Wednesday, December 1, 2010 by Michael Kanin

Travis County Commissioners have authorized a study that could bring about the long-delayed construction of a four-mile connector road in the eastern portion of their jurisdiction. When finished, the project will bring the county a complete design for the road, known for now as Arterial A.


If completed, Arterial A would stretch from Parmer Lane to US290 near Walnut Creek.

Beyond the plan, however, obstacles remain. Early estimates put costs for the project at between $20 and $50 million. In addition, a potentially cheaper route –which would carry the road through right of way that belongs to a landfill – could be complicated by ongoing litigation.

Still, the court, minus absent Pct. 4 Commissioner Margaret Gomez, voted unanimously to move forward.
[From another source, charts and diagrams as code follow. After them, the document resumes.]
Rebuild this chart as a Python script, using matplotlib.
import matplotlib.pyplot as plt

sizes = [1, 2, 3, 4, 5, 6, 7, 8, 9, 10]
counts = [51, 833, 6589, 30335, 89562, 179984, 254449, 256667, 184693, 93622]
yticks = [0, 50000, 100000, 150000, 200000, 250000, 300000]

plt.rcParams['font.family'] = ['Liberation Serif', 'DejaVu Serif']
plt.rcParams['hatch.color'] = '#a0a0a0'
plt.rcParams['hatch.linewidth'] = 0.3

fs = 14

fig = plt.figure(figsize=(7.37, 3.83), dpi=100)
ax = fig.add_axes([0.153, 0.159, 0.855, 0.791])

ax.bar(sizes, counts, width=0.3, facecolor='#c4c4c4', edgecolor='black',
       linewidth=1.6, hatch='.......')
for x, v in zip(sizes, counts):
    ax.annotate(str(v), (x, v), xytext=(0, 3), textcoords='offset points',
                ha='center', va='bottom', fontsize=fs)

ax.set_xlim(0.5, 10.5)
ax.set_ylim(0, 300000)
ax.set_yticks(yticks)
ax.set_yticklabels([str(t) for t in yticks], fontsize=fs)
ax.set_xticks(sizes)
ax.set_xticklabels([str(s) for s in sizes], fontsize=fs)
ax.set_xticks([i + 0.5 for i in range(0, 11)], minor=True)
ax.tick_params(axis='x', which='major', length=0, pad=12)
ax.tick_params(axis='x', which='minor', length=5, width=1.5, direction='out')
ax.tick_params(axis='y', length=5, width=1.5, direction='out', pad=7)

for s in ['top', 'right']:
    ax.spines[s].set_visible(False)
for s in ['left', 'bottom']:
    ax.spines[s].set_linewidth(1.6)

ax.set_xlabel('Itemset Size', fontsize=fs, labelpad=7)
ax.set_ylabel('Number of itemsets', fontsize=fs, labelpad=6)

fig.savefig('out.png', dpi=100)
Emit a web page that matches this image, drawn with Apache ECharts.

As they voted, however, Pct. 1 Commissioner Ron Davis reminded his colleagues that there were still other eastern Travis County road projects that needed funding.
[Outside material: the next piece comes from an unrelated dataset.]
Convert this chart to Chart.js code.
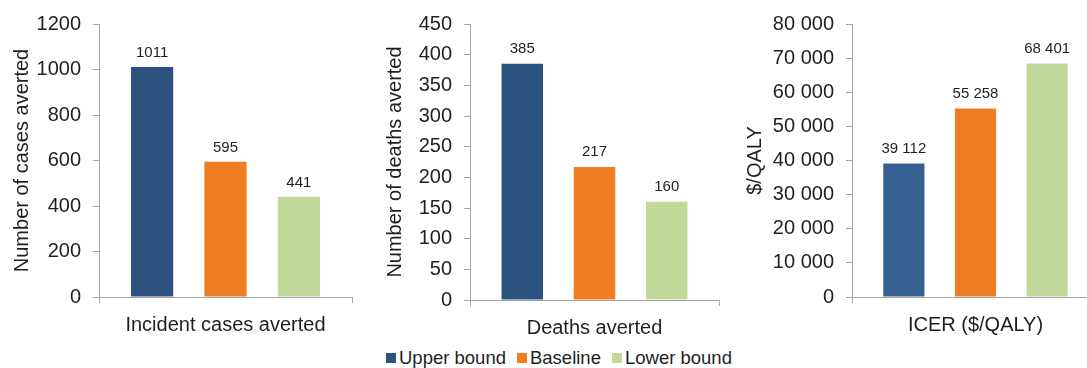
<!DOCTYPE html>
<html>
<head>
<meta charset="utf-8">
<script src="https://cdn.jsdelivr.net/npm/chart.js@4/dist/chart.umd.min.js"></script>
<style>
  html, body { margin: 0; padding: 0; background: #ffffff; }
  body { width: 1087px; height: 368px; position: relative; overflow: hidden; font-family: "Liberation Sans", Arial, sans-serif; }
  .panel { position: absolute; top: 0; }
  #legend { position: absolute; left: 386px; top: 348px; display: flex; align-items: center; font-size: 18.5px; line-height: 20px; color: #1f1f1f; white-space: nowrap; }
  #legend .item { display: flex; align-items: center; margin-right: 11px; }
  #legend .sw { width: 10px; height: 10px; margin-right: 3px; }
</style>
</head>
<body>
<div class="panel" style="left:0px;width:360px;height:340px"><canvas id="c1"></canvas></div>
<div class="panel" style="left:360px;width:360px;height:340px"><canvas id="c2"></canvas></div>
<div class="panel" style="left:720px;width:380px;height:340px"><canvas id="c3"></canvas></div>
<div id="legend"></div>
<script>
// Scenario names shared by all three panels
const seriesNames = ['Upper bound', 'Baseline', 'Lower bound'];

// Panel values
const casesAverted = [1011, 595, 441];
const deathsAverted = [385, 217, 160];
const icerValues = [39112, 55258, 68401];

// Panel category (x) labels and y-axis titles
const panelCategories = ['Incident cases averted', 'Deaths averted', 'ICER ($/QALY)'];
const panelYTitles = ['Number of cases averted', 'Number of deaths averted', '$/QALY'];

// Y-axis ranges and tick steps
const panelYMax = [1200, 450, 80000];
const panelYStep = [200, 50, 10000];

const FONT = '"Liberation Sans", Arial, sans-serif';
const TEXT = '#1f1f1f';
const AXIS = '#a6a6a6';
const orange = '#f17d22';
const green = '#c3d89b';

function spaced(v) {
  return String(Math.round(v)).replace(/\B(?=(\d{3})+(?!\d))/g, ' ');
}
function plain(v) { return String(Math.round(v)); }

// Draws each bar's value just above its top
const valueLabels = {
  id: 'valueLabels',
  afterDatasetsDraw(chart, args, opts) {
    const ctx = chart.ctx;
    ctx.save();
    ctx.font = '15px ' + FONT;
    ctx.fillStyle = TEXT;
    ctx.textAlign = 'center';
    ctx.textBaseline = 'middle';
    chart.data.datasets.forEach((ds, i) => {
      const meta = chart.getDatasetMeta(i);
      meta.data.forEach((bar, j) => {
        ctx.fillText(opts.format(ds.data[j]), bar.x, bar.y - opts.offset);
      });
    });
    ctx.restore();
  }
};

function makePanel(id, cfg) {
  const datasets = seriesNames.map((name, i) => ({
    label: name,
    data: [cfg.values[i]],
    backgroundColor: cfg.colors[i],
    borderWidth: 0,
    categoryPercentage: 0.87,
    barPercentage: 0.575
  }));
  new Chart(document.getElementById(id), {
    type: 'bar',
    data: { labels: [cfg.category], datasets },
    plugins: [valueLabels],
    options: {
      responsive: true,
      maintainAspectRatio: false,
      animation: false,
      layout: { padding: { top: cfg.top, right: cfg.right, left: 0, bottom: 0 } },
      plugins: {
        legend: { display: false },
        tooltip: { enabled: false },
        valueLabels: { format: cfg.format, offset: cfg.labelOffset }
      },
      scales: {
        x: {
          type: 'category',
          offset: true,
          grid: { display: true, offset: true, drawOnChartArea: false, drawTicks: true, tickLength: 6, color: AXIS },
          border: { display: true, color: AXIS, width: 1 },
          ticks: { font: { family: FONT, size: 20 }, color: TEXT, padding: 10 },
          afterFit(scale) { scale.height = cfg.xHeight; }
        },
        y: {
          min: 0,
          max: cfg.max,
          grid: { display: true, drawOnChartArea: false, drawTicks: true, tickLength: 6, color: AXIS },
          border: { display: true, color: AXIS, width: 1 },
          ticks: { stepSize: cfg.step, font: { family: FONT, size: 20 }, color: TEXT, padding: 12, callback: v => cfg.format(v) },
          title: { display: true, text: cfg.yTitle, font: { family: FONT, size: 20 }, color: TEXT, padding: { top: cfg.titlePad, bottom: 0 } },
          afterFit(scale) { scale.width = cfg.yWidth; }
        }
      }
    }
  });
}

makePanel('c1', {
  values: casesAverted, category: panelCategories[0], yTitle: panelYTitles[0],
  max: panelYMax[0], step: panelYStep[0], format: plain,
  colors: ['#2c527f', orange, green],
  top: 21, right: 8, yWidth: 99, xHeight: 43, titlePad: 10, labelOffset: 14
});
makePanel('c2', {
  values: deathsAverted, category: panelCategories[1], yTitle: panelYTitles[1],
  max: panelYMax[1], step: panelYStep[1], format: plain,
  colors: ['#2c527f', orange, green],
  top: 22, right: 1, yWidth: 110, xHeight: 40, titlePad: 23, labelOffset: 15
});
makePanel('c3', {
  values: icerValues, category: panelCategories[2], yTitle: panelYTitles[2],
  max: panelYMax[2], step: panelYStep[2], format: spaced,
  colors: ['#36608f', orange, green],
  top: 21, right: 1, yWidth: 132, xHeight: 43, titlePad: 23, labelOffset: 15
});

// Legend built from the same series names and colours
const legend = document.getElementById('legend');
[['#2c527f', seriesNames[0]], [orange, seriesNames[1]], [green, seriesNames[2]]].forEach(([c, name]) => {
  const item = document.createElement('span');
  item.className = 'item';
  const sw = document.createElement('span');
  sw.className = 'sw';
  sw.style.background = c;
  const t = document.createElement('span');
  t.textContent = name;
  item.appendChild(sw);
  item.appendChild(t);
  legend.appendChild(item);
});
</script>
</body>
</html>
“We haven’t forgotten about those,” he said. “In my opinion, they’re going to be brought up.”

During the hearing, Travis’ Public Works Director Steve Manila told the court why the road would be essential. “There are…things going on in that part of the county that really compel us to want to get started on this,” he said.


He listed the construction of US 290 East toll road as “first and foremost” among these developments. “There are only five points along the stretch of US290 between (US) 183 and (SH) 130 that you can go north-south,” he said. “Arterial A is one of those (and) it doesn’t exist today. In order to allow for that mobility to continue, we really feel like we need to get started on this project.”

Manila added that the Central Texas Regional Mobility Authority – the organization that is designing US 290 East – had begun to wonder if the Arterial A project was ever going to get built. “(They) are asking ‘Are you guys going to build this thing or not, and, if not, it could save us millions of dollars for the cost of an interchange,’ ” he said.

After the hearing, Manila told In Fact Daily that the total cost of the project would be nailed down as a design for the project emerged. “That’s why we want to get this engineering done. Let’s tie that down and find out what we need in terms of right of way, and if it’s feasible,” he said. “It may not be economically feasible (but) we won’t know that until we start laying stuff out.”

He further noted that the region’s growing population made the project something of a necessity. Should the county conclude that Arterial A is too expensive, however, Manila said that there would be other options.

“We have other roads in the area that could be upgraded, like Dessau Road,” he continued. “There’s Braker Lane, there’s Johnny Morris Road. (Those) could be improved upon. But I’m really hoping Arterial A (gets built) because it’s such a direct route from 290 up to Parmer Lane where all of that activity is going on.”

Manila noted that roughly half of the route is within the City of Austin’s jurisdiction and that, as a sign of support, the city had included an option for some Arterial A work in its just-passed transportation bond election.”


Portions of the road could be constructed through what is now a Waste Management Inc. landfill. Though that could provide the county with a more cost effective option, pending litigation between the company and the county could well sour any such arrangement.


With its action, the court selected multi-national design firm AECOM to produce the Arterial A plan. The road has been part of county discussions since at least the mid-2000s.